## Given request
Gather all lines with the word "that" in them.

## Working data
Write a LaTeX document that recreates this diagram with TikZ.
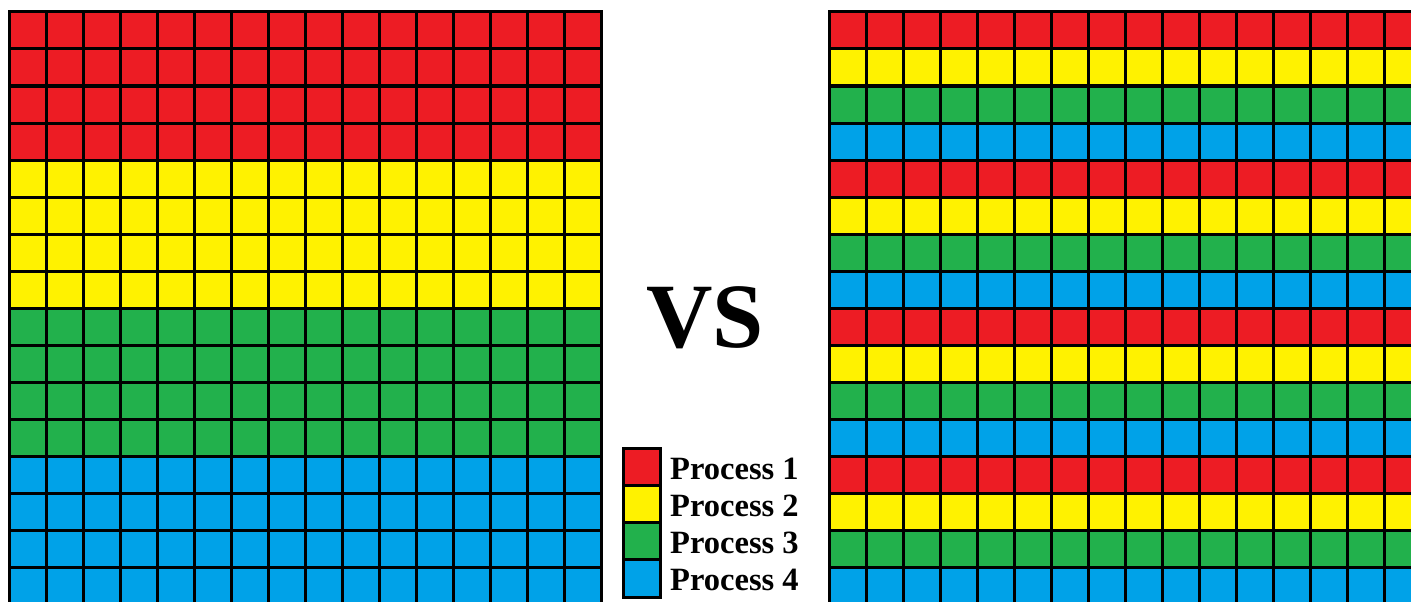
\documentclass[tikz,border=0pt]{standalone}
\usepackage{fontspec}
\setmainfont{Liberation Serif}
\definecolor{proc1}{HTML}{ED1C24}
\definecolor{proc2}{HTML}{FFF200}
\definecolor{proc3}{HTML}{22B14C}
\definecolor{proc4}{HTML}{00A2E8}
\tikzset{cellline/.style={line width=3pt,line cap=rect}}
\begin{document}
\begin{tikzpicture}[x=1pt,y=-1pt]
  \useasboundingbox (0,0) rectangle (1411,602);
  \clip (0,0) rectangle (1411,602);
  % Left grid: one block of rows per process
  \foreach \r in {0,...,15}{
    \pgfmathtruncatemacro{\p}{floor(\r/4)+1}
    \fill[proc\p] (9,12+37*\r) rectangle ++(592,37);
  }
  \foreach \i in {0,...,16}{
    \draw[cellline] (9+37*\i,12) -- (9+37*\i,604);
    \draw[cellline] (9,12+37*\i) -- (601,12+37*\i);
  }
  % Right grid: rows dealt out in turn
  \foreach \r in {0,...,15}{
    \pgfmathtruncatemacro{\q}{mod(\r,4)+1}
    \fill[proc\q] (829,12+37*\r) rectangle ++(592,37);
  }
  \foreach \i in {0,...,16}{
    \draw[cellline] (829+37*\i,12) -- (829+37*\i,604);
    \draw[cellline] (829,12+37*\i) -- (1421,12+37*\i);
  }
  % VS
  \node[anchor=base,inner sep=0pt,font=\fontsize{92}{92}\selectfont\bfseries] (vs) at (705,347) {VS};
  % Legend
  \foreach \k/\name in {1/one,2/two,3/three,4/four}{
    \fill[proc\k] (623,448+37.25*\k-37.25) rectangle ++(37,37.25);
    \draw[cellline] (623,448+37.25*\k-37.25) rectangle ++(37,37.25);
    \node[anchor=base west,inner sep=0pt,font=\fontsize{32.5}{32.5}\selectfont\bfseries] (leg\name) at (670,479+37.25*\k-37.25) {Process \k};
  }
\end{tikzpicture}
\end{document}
---
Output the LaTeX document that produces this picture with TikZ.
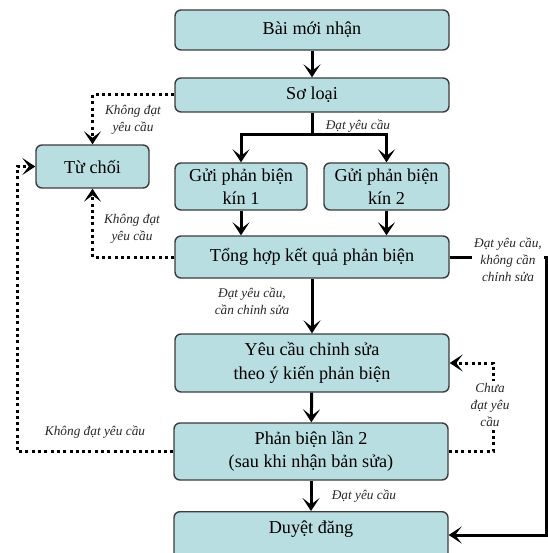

## Solution to this problem
Write a LaTeX document that recreates this diagram with TikZ.
Output the LaTeX document that produces this picture with TikZ.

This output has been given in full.